WHAT THE EXERCISE ASKS: Each line from the line with "Generate a LaTeX" to the line with "(115 and 110);", inclusive, is to be repeated exactly; no other line and no picture belongs in the copy.

Records with drawing code:
------------------------

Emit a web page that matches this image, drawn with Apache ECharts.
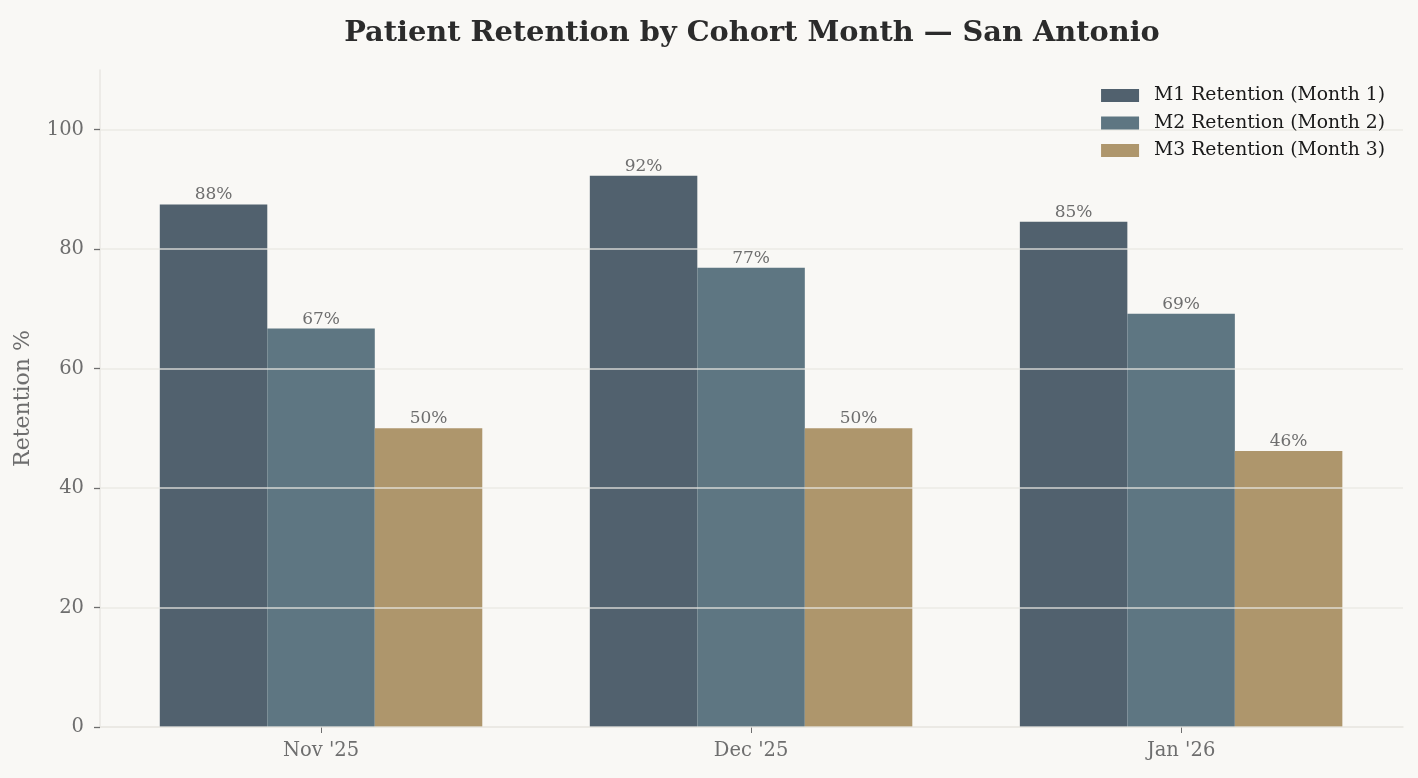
<!DOCTYPE html>
<html>

<head>
	<meta charset="UTF-8">
	<title>Patient Retention by Cohort Month</title>
	<style>
		html, body {
			margin: 0;
			padding: 0;
			background: #f9f8f5;
		}
		#chart {
			width: 1418px;
			height: 778px;
		}
	</style>
	<script src="https://cdn.jsdelivr.net/npm/echarts@6/dist/echarts.min.js"></script>
</head>

<body>
	<div id="chart"></div>
	<script>
		// cohort months (x positions 0, 1, 2)
		var cohorts = ["Nov '25", "Dec '25", "Jan '26"];
		var seriesNames = ['M1 Retention (Month 1)', 'M2 Retention (Month 2)', 'M3 Retention (Month 3)'];
		var m1 = [87.5, 92.3, 84.6];
		var m2 = [66.7, 76.9, 69.2];
		var m3 = [50.0, 50.0, 46.2];
		var yTicks = [0, 20, 40, 60, 80, 100];
		var colors = ['#51616e', '#5e7682', '#ae966c'];

		var font = 'DejaVu Serif';

		function toPoints(arr) {
			return arr.map(function (v, i) {
				return [i, v];
			});
		}

		function makeSeries(name, values, color) {
			return {
				type: 'bar',
				name: name,
				data: toPoints(values),
				barWidth: 107.5,
				barGap: '0%',
				itemStyle: {
					color: color
				},
				label: {
					show: true,
					position: 'top',
					distance: 1,
					fontFamily: font,
					fontSize: 17,
					color: '#6e6e6e',
					formatter: function (p) {
						return Math.round(p.value[1]) + '%';
					}
				}
			};
		}

		var mychart = echarts.init(document.getElementById('chart'));
		mychart.setOption({
			backgroundColor: '#f9f8f5',
			animation: false,
			title: {
				text: 'Patient Retention by Cohort Month — San Antonio',
				left: 747,
				textAlign: 'center',
				top: 14,
				textStyle: {
					fontFamily: font,
					fontSize: 28.8,
					fontWeight: 'bold',
					color: '#2b2b2b'
				}
			},
			legend: {
				orient: 'vertical',
				right: 28,
				top: 81,
				z: 10,
				itemWidth: 38,
				itemHeight: 13,
				itemGap: 8.5,
				icon: 'rect',
				textStyle: {
					fontFamily: font,
					fontSize: 18.8,
					color: '#1a1a1a',
					padding: [0, 0, 0, 10]
				}
			},
			grid: {
				left: 100,
				right: 15,
				top: 70,
				bottom: 51,
				containLabel: false
			},
			xAxis: {
				type: 'value',
				min: -0.514,
				max: 2.516,
				splitLine: { show: false },
				axisLine: {
					onZero: false,
					lineStyle: { color: '#e9e7e2', width: 1.5 }
				},
				axisTick: {
					customValues: [0, 1, 2],
					length: 6,
					lineStyle: { color: '#6e6e6e' }
				},
				axisLabel: {
					customValues: [0, 1, 2],
					margin: 14,
					fontFamily: font,
					fontSize: 19.5,
					color: '#6e6e6e',
					formatter: function (v) {
						return cohorts[Math.round(v)];
					}
				}
			},
			yAxis: {
				type: 'value',
				min: 0,
				max: 110,
				z: 5,
				name: 'Retention %',
				nameLocation: 'middle',
				nameGap: 66,
				nameTextStyle: {
					fontFamily: font,
					fontSize: 22,
					color: '#6e6e6e'
				},
				axisLine: {
					show: true,
					onZero: false,
					lineStyle: { color: '#e9e7e2', width: 1.5 }
				},
				axisTick: {
					show: true,
					customValues: yTicks,
					length: 6,
					lineStyle: { color: '#6e6e6e', width: 1.3 }
				},
				axisLabel: {
					customValues: yTicks,
					margin: 16,
					fontFamily: font,
					fontSize: 19.5,
					color: '#6e6e6e'
				},
				splitLine: {
					show: true,
					lineStyle: { color: '#e9e7e2', opacity: 0.85, width: 1.5 }
				}
			},
			series: [
				makeSeries(seriesNames[0], m1, colors[0]),
				makeSeries(seriesNames[1], m2, colors[1]),
				makeSeries(seriesNames[2], m3, colors[2])
			]
		});
	</script>
</body>

</html>
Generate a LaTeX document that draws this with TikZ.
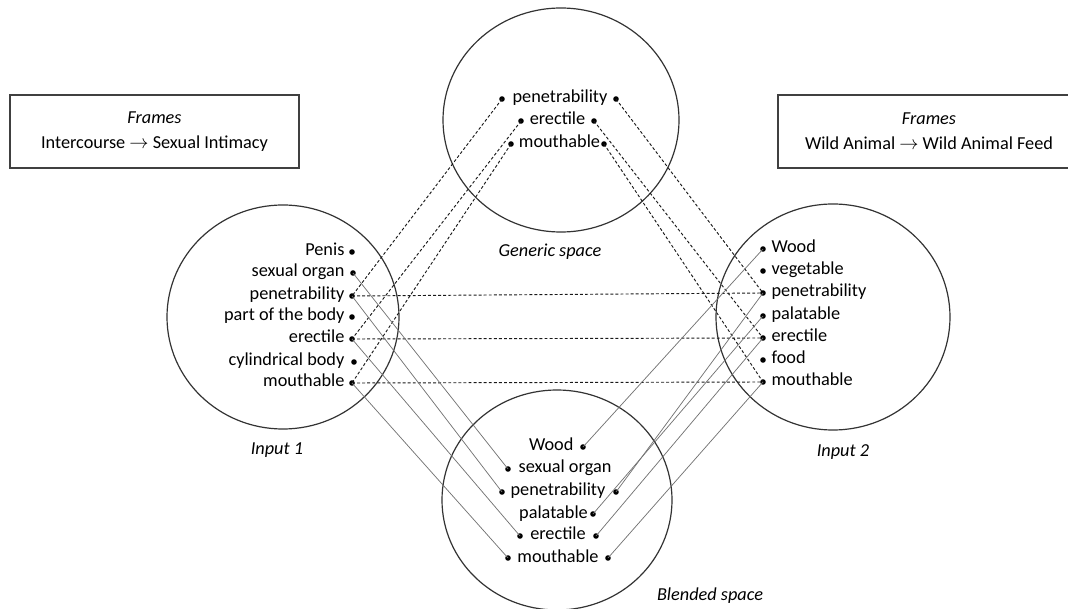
\documentclass[tikz,border=0pt]{standalone}
\usepackage{fontspec}
\setmainfont{Carlito}

\begin{document}
\begin{tikzpicture}[x=0.75pt,y=-0.75pt,
    font=\fontsize{13.7}{19}\selectfont,
    space/.style={draw=black!80, line width=0.9pt},
    spot/.style={circle, fill=black, inner sep=0pt, minimum size=4.2pt},
    item/.style={inner sep=1pt, text height=9pt, text depth=3pt},
    title/.style={font=\fontsize{13.7}{19}\selectfont\itshape},
    frame/.style={draw=black!75, line width=0.8pt, align=center, minimum height=54.75pt},
    genlink/.style={black!90, dashed, dash pattern=on 2.2pt off 1.6pt, line width=0.7pt},
    blendlink/.style={black!55, line width=0.55pt}]

\useasboundingbox (0,0) rectangle (1068,609);

% the four spaces
\draw[space] (561,120) ellipse (118 and 112);
\draw[space] (283,317) ellipse (116 and 112);
\draw[space] (833,317) ellipse (117 and 113);
\draw[space] (557,500) ellipse (115 and 110);

\node[title] (glab) at (550,252) {Generic space};
\node[title] (in1) at (277,450) {Input 1};
\node[title] (in2) at (843,452) {Input 2};
\node[title] (blab) at (710,596) {Blended space};

% frames
\node[frame, minimum width=216.75pt] (fleft) at (154.5,131.5) {\textit{Frames}\\Intercourse $\rightarrow$ Sexual Intimacy};
\node[frame, minimum width=226.5pt] (fright) at (929,131.5) {\textit{Frames}\\Wild Animal $\rightarrow$ Wild Animal Feed};

% generic space
\node[item] (gpen) at (560,99) {penetrability};
\node[spot] (gpenL) at (502,99) {};
\node[spot] (gpenR) at (616,99) {};
\node[item] (gerec) at (557.5,121) {erectile};
\node[spot] (gerecL) at (521,121) {};
\node[spot] (gerecR) at (594,121) {};
\node[item] (gmouth) at (559.5,144) {mouthable};
\node[spot] (gmouthL) at (511,144) {};
\node[spot] (gmouthR) at (604,144) {};

% input 1
\foreach \nm/\txt/\xx/\yy in {lpenis/Penis/352/252, lsex/sexual organ/353/273,
    lpen/penetrability/352/296, lpart/part of the body/352/317, lerec/erectile/352/339,
    lcyl/cylindrical body/354/362, lmouth/mouthable/352/383}
{
    \node[item, anchor=east] (\nm) at (346,\yy) {\txt};
    \node[spot] (\nm-d) at (\xx,\yy) {};
}

% input 2
\foreach \nm/\txt/\yy in {rwood/Wood/249, rveg/vegetable/271, rpen/penetrability/293,
    rpal/palatable/316, rerec/erectile/338, rfood/food/360, rmouth/mouthable/382}
{
    \node[item, anchor=west] (\nm) at (770,\yy) {\txt};
    \node[spot] (\nm-d) at (763,\yy) {};
}

% blended space
\node[item, anchor=east] (bwood) at (575,447) {Wood};
\node[spot] (bwoodR) at (583,447) {};
\node[item] (bsex) at (565,469) {sexual organ};
\node[spot] (bsexL) at (508,469) {};
\node[item] (bpen) at (558,492) {penetrability};
\node[spot] (bpenL) at (502,492) {};
\node[spot] (bpenR) at (616,492) {};
\node[item] (bpal) at (553.5,514) {palatable};
\node[spot] (bpalR) at (593,514) {};
\node[item] (berec) at (558,536) {erectile};
\node[spot] (berecL) at (520,536) {};
\node[spot] (berecR) at (596,536) {};
\node[item] (bmouth) at (558,558) {mouthable};
\node[spot] (bmouthL) at (508,558) {};
\node[spot] (bmouthR) at (608,558) {};

% generic links
\draw[genlink] (gpenL.center) -- (lpen-d.center);
\draw[genlink] (gerecL.center) -- (lerec-d.center);
\draw[genlink] (gmouthL.center) -- (lmouth-d.center);
\draw[genlink] (gpenR.center) -- (rpen-d.center);
\draw[genlink] (gerecR.center) -- (rerec-d.center);
\draw[genlink] (gmouthR.center) -- (rmouth-d.center);
\draw[genlink] (lpen-d.center) -- (rpen-d.center);
\draw[genlink] (lerec-d.center) -- (rerec-d.center);
\draw[genlink] (lmouth-d.center) -- (rmouth-d.center);

% projections into the blend
\draw[blendlink] (lsex-d.center) -- (bsexL.center);
\draw[blendlink] (lpen-d.center) -- (bpenL.center);
\draw[blendlink] (lerec-d.center) -- (berecL.center);
\draw[blendlink] (lmouth-d.center) -- (bmouthL.center);
\draw[blendlink] (rwood-d.center) -- (bwoodR.center);
\draw[blendlink] (rpen-d.center) -- (bpenR.center);
\draw[blendlink] (rpal-d.center) -- (bpalR.center);
\draw[blendlink] (rerec-d.center) -- (berecR.center);
\draw[blendlink] (rmouth-d.center) -- (bmouthR.center);
\end{tikzpicture}
\end{document}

------------------------

FINAL RESULT:
Generate a LaTeX document that draws this with TikZ.
\documentclass[tikz,border=0pt]{standalone}
\usepackage{fontspec}
\setmainfont{Carlito}

\begin{document}
\begin{tikzpicture}[x=0.75pt,y=-0.75pt,
    font=\fontsize{13.7}{19}\selectfont,
    space/.style={draw=black!80, line width=0.9pt},
    spot/.style={circle, fill=black, inner sep=0pt, minimum size=4.2pt},
    item/.style={inner sep=1pt, text height=9pt, text depth=3pt},
    title/.style={font=\fontsize{13.7}{19}\selectfont\itshape},
    frame/.style={draw=black!75, line width=0.8pt, align=center, minimum height=54.75pt},
    genlink/.style={black!90, dashed, dash pattern=on 2.2pt off 1.6pt, line width=0.7pt},
    blendlink/.style={black!55, line width=0.55pt}]

\useasboundingbox (0,0) rectangle (1068,609);

% the four spaces
\draw[space] (561,120) ellipse (118 and 112);
\draw[space] (283,317) ellipse (116 and 112);
\draw[space] (833,317) ellipse (117 and 113);
\draw[space] (557,500) ellipse (115 and 110);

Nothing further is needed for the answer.